Thursday, June 25, 2026

Belgium Wealth Tax: Coalition Partners Clash Over Fortunes

Valyrian News Network 4 min read

Belgium Wealth Tax: Coalition Partners Clash Over Fortunes

A fierce fiscal debate has erupted within Belgium’s governing coalition, as centrist party Les Engagés proposes a progressive annual tax on financial wealth exceeding €500,000 — a move that has drawn sharp condemnation from its liberal coalition partner, the MR. The clash comes as the federal government grapples with a budget shortfall requiring between €7 billion and €14 billion in savings by 2029.

The Proposal

Les Engagés, led by President Yvan Verougstraete, is advocating for a 0.3% annual contribution on financial assets — including cash, stocks, and bonds — above €500,000, with the rate rising to 0.6% for wealth exceeding €3 million. Real estate property is excluded from the proposal. The party estimates the measure would target the wealthiest 5% of Belgians and generate approximately €2 billion annually, as reported by RTBF.
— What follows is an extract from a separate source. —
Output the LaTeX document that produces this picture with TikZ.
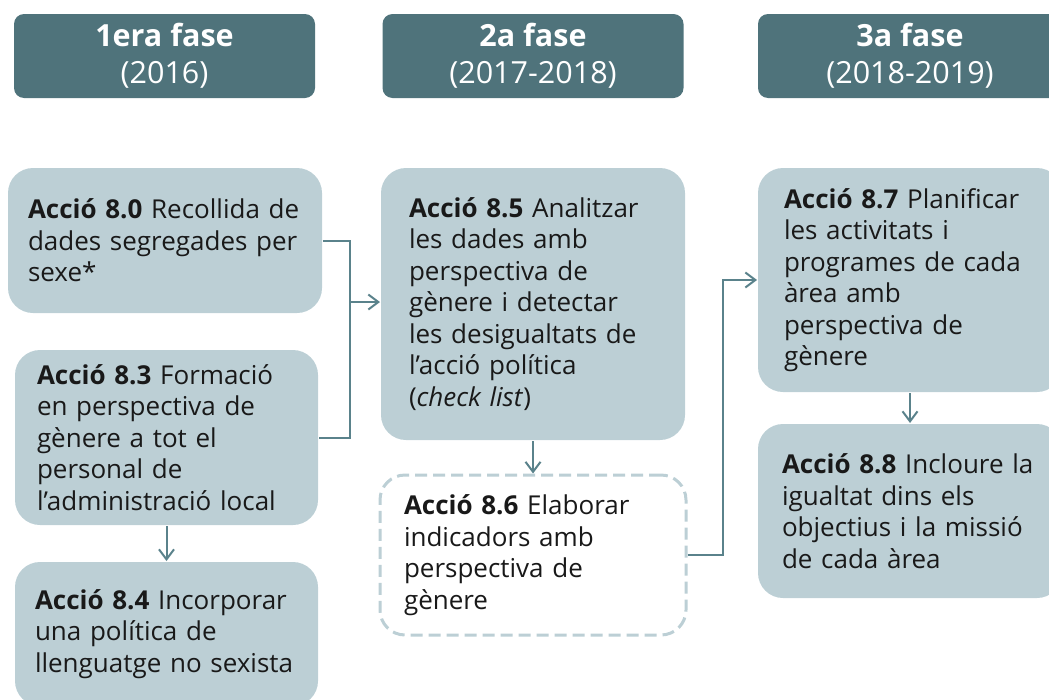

“We’ve asked efforts from job seekers, teachers, pensioners, and we will also ask those with the deepest pockets,” Verougstraete said in an interview with La Libre Belgique, according to Belga. He framed the proposal as a matter of intergenerational responsibility, warning that failing to act would mean “creating debts for our children.”

Fierce Opposition from MR

Georges-Louis Bouchez, president of the liberal MR party, responded with characteristic bluntness, calling the proposal a “rage taxatoire” (tax rage), “more radical than the communists,” and “economic folly.” In comments reported by 21news.be, Bouchez argued that “it’s the state that must slim down, not the pockets of those who create the country’s wealth.”

The MR’s opposition is rooted in concerns that a wealth tax would drive capital and entrepreneurs out of Belgium, discourage investment, and ultimately yield disappointing revenues — pointing to international examples where similar taxes were scaled back or abolished.
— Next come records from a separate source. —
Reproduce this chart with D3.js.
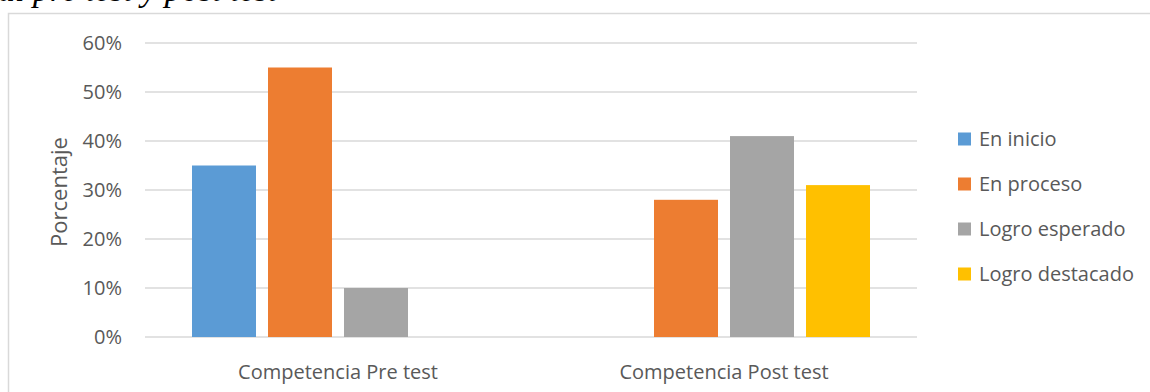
<!DOCTYPE html>
<html>
<head>
<meta charset="utf-8">
<script src="https://cdn.jsdelivr.net/npm/d3@7"></script>
<style>
  html, body { margin: 0; padding: 0; background: #ffffff; }
  svg { display: block; }
  text { font-family: "Open Sans", "Noto Sans", sans-serif; fill: #595959; }
</style>
</head>
<body>
<svg id="chart" width="1150" height="392"></svg>
<script>
// Categories and series
const categories = ["Competencia Pre test", "Competencia Post test"];
const seriesNames = ["En inicio", "En proceso", "Logro esperado", "Logro destacado"];
const seriesColors = ["#5B9BD5", "#ED7D31", "#A5A5A5", "#FFC000"];

// Share of students per level, one array per test
const preTest = [0.35, 0.55, 0.10, 0];
const postTest = [0, 0.28, 0.41, 0.31];

const yTicks = [0, 0.1, 0.2, 0.3, 0.4, 0.5, 0.6];

const svg = d3.select("#chart");

// Caption fragment above the chart frame
svg.append("text")
  .attr("x", -2)
  .attr("y", 1)
  .style("font-family", "'Liberation Serif', 'Times New Roman', serif")
  .style("font-style", "italic")
  .style("font-size", "34px")
  .style("fill", "#000")
  .text("al pre test y post test");

// Chart frame
svg.append("rect")
  .attr("x", 8.5).attr("y", 13.5)
  .attr("width", 1300).attr("height", 500)
  .attr("fill", "none")
  .attr("stroke", "#d9d9d9")
  .attr("stroke-width", 1.5);

const plot = { left: 145, right: 917, top: 43, bottom: 337 };

const y = d3.scaleLinear().domain([0, 0.6]).range([plot.bottom, plot.top]);
const x0 = d3.scaleBand().domain(categories).range([plot.left, plot.right]).padding(0);
const x1 = d3.scaleBand().domain(seriesNames)
  .range([47, x0.bandwidth() - 47])
  .paddingInner(0.158).paddingOuter(0);
const color = d3.scaleOrdinal().domain(seriesNames).range(seriesColors);

// Horizontal gridlines
svg.append("g")
  .selectAll("line")
  .data(yTicks)
  .join("line")
  .attr("x1", plot.left).attr("x2", plot.right)
  .attr("y1", d => y(d)).attr("y2", d => y(d))
  .attr("stroke", "#d9d9d9")
  .attr("stroke-width", 1.5);

// Y tick labels
const pct = d3.format(".0%");
svg.append("g")
  .selectAll("text")
  .data(yTicks)
  .join("text")
  .attr("x", 122)
  .attr("y", d => y(d))
  .attr("dy", "0.36em")
  .attr("text-anchor", "end")
  .style("font-size", "20px")
  .text(d => pct(d));

// Y axis title
svg.append("text")
  .attr("transform", "translate(67,192) rotate(-90)")
  .attr("text-anchor", "middle")
  .style("font-size", "22px")
  .text("Porcentaje");

// Bars
const rows = categories.map((c, i) => ({
  category: c,
  values: (i === 0 ? preTest : postTest).map((v, j) => ({ name: seriesNames[j], value: v }))
}));

const groups = svg.append("g")
  .selectAll("g")
  .data(rows)
  .join("g")
  .attr("transform", d => `translate(${x0(d.category)},0)`);

groups.selectAll("rect")
  .data(d => d.values.filter(v => v.value > 0))
  .join("rect")
  .attr("x", d => x1(d.name))
  .attr("width", x1.bandwidth())
  .attr("y", d => y(d.value))
  .attr("height", d => y(0) - y(d.value))
  .attr("fill", d => color(d.name));

// Category labels
svg.append("g")
  .selectAll("text")
  .data(categories)
  .join("text")
  .attr("x", d => x0(d) + x0.bandwidth() / 2)
  .attr("y", 379)
  .attr("text-anchor", "middle")
  .style("font-size", "20px")
  .text(d => d);

// Legend
const legend = svg.append("g")
  .selectAll("g")
  .data(seriesNames)
  .join("g")
  .attr("transform", (d, i) => `translate(958,${139 + i * 45})`);

legend.append("rect")
  .attr("x", 0).attr("y", -6.5)
  .attr("width", 13).attr("height", 13)
  .attr("fill", d => color(d));

legend.append("text")
  .attr("x", 21)
  .attr("y", 0)
  .attr("dy", "0.36em")
  .style("font-size", "20px")
  .text(d => d);
</script>
</body>
</html>
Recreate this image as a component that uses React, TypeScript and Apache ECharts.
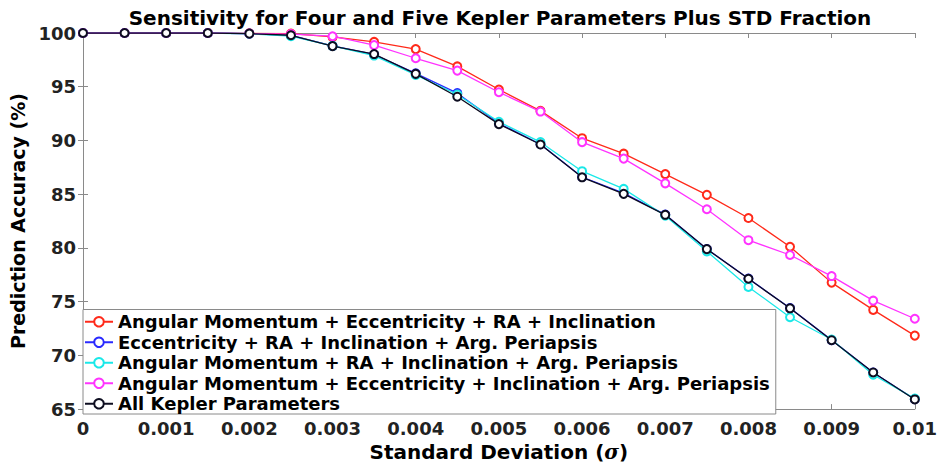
import React, { useEffect, useRef } from "react";
import * as echarts from "echarts";

const xValues = [0, 0.0005, 0.001, 0.0015, 0.002, 0.0025, 0.003, 0.0035, 0.004, 0.0045, 0.005, 0.0055, 0.006, 0.0065, 0.007, 0.0075, 0.008, 0.0085, 0.009, 0.0095, 0.01];

const seriesNames = [
  "Angular Momentum + Eccentricity + RA + Inclination",
  "Eccentricity + RA + Inclination + Arg. Periapsis",
  "Angular Momentum + RA + Inclination + Arg. Periapsis",
  "Angular Momentum + Eccentricity + Inclination + Arg. Periapsis",
  "All Kepler Parameters",
];

const redValues = [100, 100, 100, 100, 99.97, 99.95, 99.63, 99.17, 98.5, 96.89, 94.74, 92.75, 90.21, 88.77, 86.87, 84.94, 82.78, 80.11, 76.77, 74.23, 71.84];
const blueValues = [100, 100, 100, 100, 99.94, 99.78, 98.8, 98.0, 96.25, 94.4, 91.6, 89.65, 86.6, 85.1, 83.1, 79.9, 77.15, 74.4, 71.42, 68.4, 65.92];
const cyanValues = [100, 100, 100, 100, 99.93, 99.7, 98.8, 97.9, 96.1, 94.28, 91.74, 89.84, 87.14, 85.49, 83.0, 79.68, 76.37, 73.55, 71.48, 68.2, 65.97];
const pinkValues = [100, 100, 100, 100, 99.95, 99.9, 99.7, 98.87, 97.65, 96.5, 94.49, 92.69, 89.84, 88.31, 86.01, 83.6, 80.72, 79.34, 77.38, 75.09, 73.41];
const blackValues = [100, 100, 100, 100, 99.94, 99.79, 98.78, 98.04, 96.2, 94.07, 91.52, 89.62, 86.57, 85.03, 83.08, 79.89, 77.13, 74.38, 71.41, 68.41, 65.9];

const seriesColors = ["#ff2a1a", "#2a2aff", "#1ae8e8", "#ff33ff", "#0d0d20"];
const allValues = [redValues, blueValues, cyanValues, pinkValues, blackValues];

const FONT = "'DejaVu Sans', 'Liberation Sans', Arial, sans-serif";

export default function App() {
  const ref = useRef<HTMLDivElement>(null);
  useEffect(() => {
    if (!ref.current) return;
    const chart = echarts.init(ref.current, undefined, { renderer: "svg" });
    const axisGray = "#8a8a8a";
    const option: any = {
      animation: false,
      backgroundColor: "#ffffff",
      textStyle: { fontFamily: FONT },
      title: {
        text: "Sensitivity for Four and Five Kepler Parameters Plus STD Fraction",
        left: 495,
        textAlign: "center",
        top: 3,
        textStyle: { fontFamily: FONT, fontSize: 20, fontWeight: "bold", color: "#000" },
      },
      grid: { left: 83, right: 22, top: 33, bottom: 53, containLabel: false },
      legend: {
        orient: "vertical",
        left: 83,
        bottom: 53,
        data: seriesNames,
        itemWidth: 28,
        itemHeight: 12,
        itemGap: 2,
        padding: [3, 6, 1, 1],
        borderColor: axisGray,
        borderWidth: 1,
        borderRadius: 0,
        backgroundColor: "#ffffff",
        textStyle: { fontFamily: FONT, fontSize: 18, fontWeight: "bold", color: "#000", lineHeight: 18.5 },
      },
      xAxis: [
        {
          type: "value",
          min: 0,
          max: 0.01,
          interval: 0.001,
          name: "Standard Deviation ({i|σ})",
          nameLocation: "middle",
          nameGap: 27,
          nameTextStyle: {
            fontFamily: FONT,
            fontSize: 20,
            fontWeight: "bold",
            color: "#000",
            rich: { i: { fontFamily: "'DejaVu Serif', serif", fontStyle: "italic", fontSize: 20, color: "#000" } },
          },
          axisLine: { show: true, lineStyle: { color: axisGray, width: 1 } },
          axisTick: { show: true, inside: true, length: 5, lineStyle: { color: axisGray } },
          splitLine: { show: false },
          axisLabel: {
            fontFamily: FONT,
            fontSize: 18,
            fontWeight: "bold",
            color: "#222",
            margin: 10,
            formatter: (v: number) => String(+v.toFixed(3)),
          },
        },
        {
          type: "value",
          position: "top",
          min: 0,
          max: 0.01,
          interval: 0.001,
          axisLine: { show: true, lineStyle: { color: axisGray, width: 1 } },
          axisTick: { show: true, inside: true, length: 5, lineStyle: { color: axisGray } },
          axisLabel: { show: false },
          splitLine: { show: false },
        },
      ],
      yAxis: [
        {
          type: "value",
          min: 65,
          max: 100,
          interval: 5,
          name: "Prediction Accuracy (%)",
          nameLocation: "middle",
          nameRotate: 90,
          nameGap: 52,
          nameTextStyle: { fontFamily: FONT, fontSize: 19, fontWeight: "bold", color: "#000" },
          axisLine: { show: true, lineStyle: { color: axisGray, width: 1 } },
          axisTick: { show: true, inside: true, length: 5, lineStyle: { color: axisGray } },
          splitLine: { show: false },
          axisLabel: { fontFamily: FONT, fontSize: 18, fontWeight: "bold", color: "#222", margin: 7 },
        },
        {
          type: "value",
          position: "right",
          min: 65,
          max: 100,
          interval: 5,
          axisLine: { show: true, lineStyle: { color: axisGray, width: 1 } },
          axisTick: { show: true, inside: true, length: 5, lineStyle: { color: axisGray } },
          axisLabel: { show: false },
          splitLine: { show: false },
        },
      ],
      series: seriesNames.map((name, i) => ({
        name,
        type: "line",
        xAxisIndex: 0,
        yAxisIndex: 0,
        data: xValues.map((x, j) => [x, allValues[i][j]]),
        symbol: "emptyCircle",
        symbolSize: 8,
        showSymbol: true,
        color: seriesColors[i],
        lineStyle: { color: seriesColors[i], width: 1.3 },
        itemStyle: { color: seriesColors[i], borderColor: seriesColors[i], borderWidth: 1.5 },
        z: 2 + i,
      })),
    };
    chart.setOption(option);
    return () => chart.dispose();
  }, []);
  return (
    <div
      ref={ref}
      style={{ position: "fixed", left: 0, top: 0, width: 940, height: 467, background: "#fff" }}
    />
  );
}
Coalition Tensions and Electoral Dynamics

The debate is particularly significant because Les Engagés and the MR are not only coalition partners in the federal “Arizona” government — alongside N-VA, Vooruit, and CD&V — but also fierce competitors for the same center-right electorate. Recent polling shows the two parties neck-and-neck, with Les Engagés siphoning voters from the MR. The wealth tax proposal enjoys broad public support, including among right-wing voters, according to La Libre Belgique.

This is not the first time the issue has surfaced. During the 2024 election campaign, Les Engagés proposed a broad tax reform including better taxation of capital, which the MR opposed under the slogan “50 nuances de gauche.” Once in government, Les Engagés shelved those promises. The current proposal marks an attempt to reclaim the mantle of fiscal justice.

Budgetary Context

The proposal arrives at a critical juncture. Belgium’s federal government faces a severe budget deficit, with estimates ranging from €7 billion (according to Finance Minister Van Peteghem) to as much as €14 billion (according to the National Bank governor). The €2 billion revenue target from the wealth tax would represent a significant portion of the required savings.

Broader European Context

Belgium currently has no net wealth tax. It levies a 0.15% annual tax on securities accounts exceeding €1 million — which has yielded declining revenues, from €470 million in 2021 to €362 million in 2023 — and recently introduced a 10% tax on capital gains on financial assets. Across Europe, only seven countries still tax wealth in some form, with most having abolished such taxes between 1992 and 2018 amid concerns about capital flight and administrative complexity. However, a recent RTBF analysis notes that 67% of Europeans support wealth taxation, and studies suggest the impact on capital flight may be limited.

What’s Next?

The coming budget negotiations will test whether the wealth tax proposal can survive coalition politics. Les Engagés may use it as a bargaining chip in broader fiscal discussions, while the MR’s firm opposition suggests the proposal faces an uphill battle. The outcome will signal whether Belgium joins the small group of European countries moving toward — rather than away from — wealth taxation, or whether the liberal vision of spending cuts prevails.

With public opinion firmly behind the idea and the budget crisis demanding tough choices, this debate is unlikely to fade quickly. All eyes are now on Prime Minister Bart De Wever’s government as it navigates one of its most significant internal tests since taking office.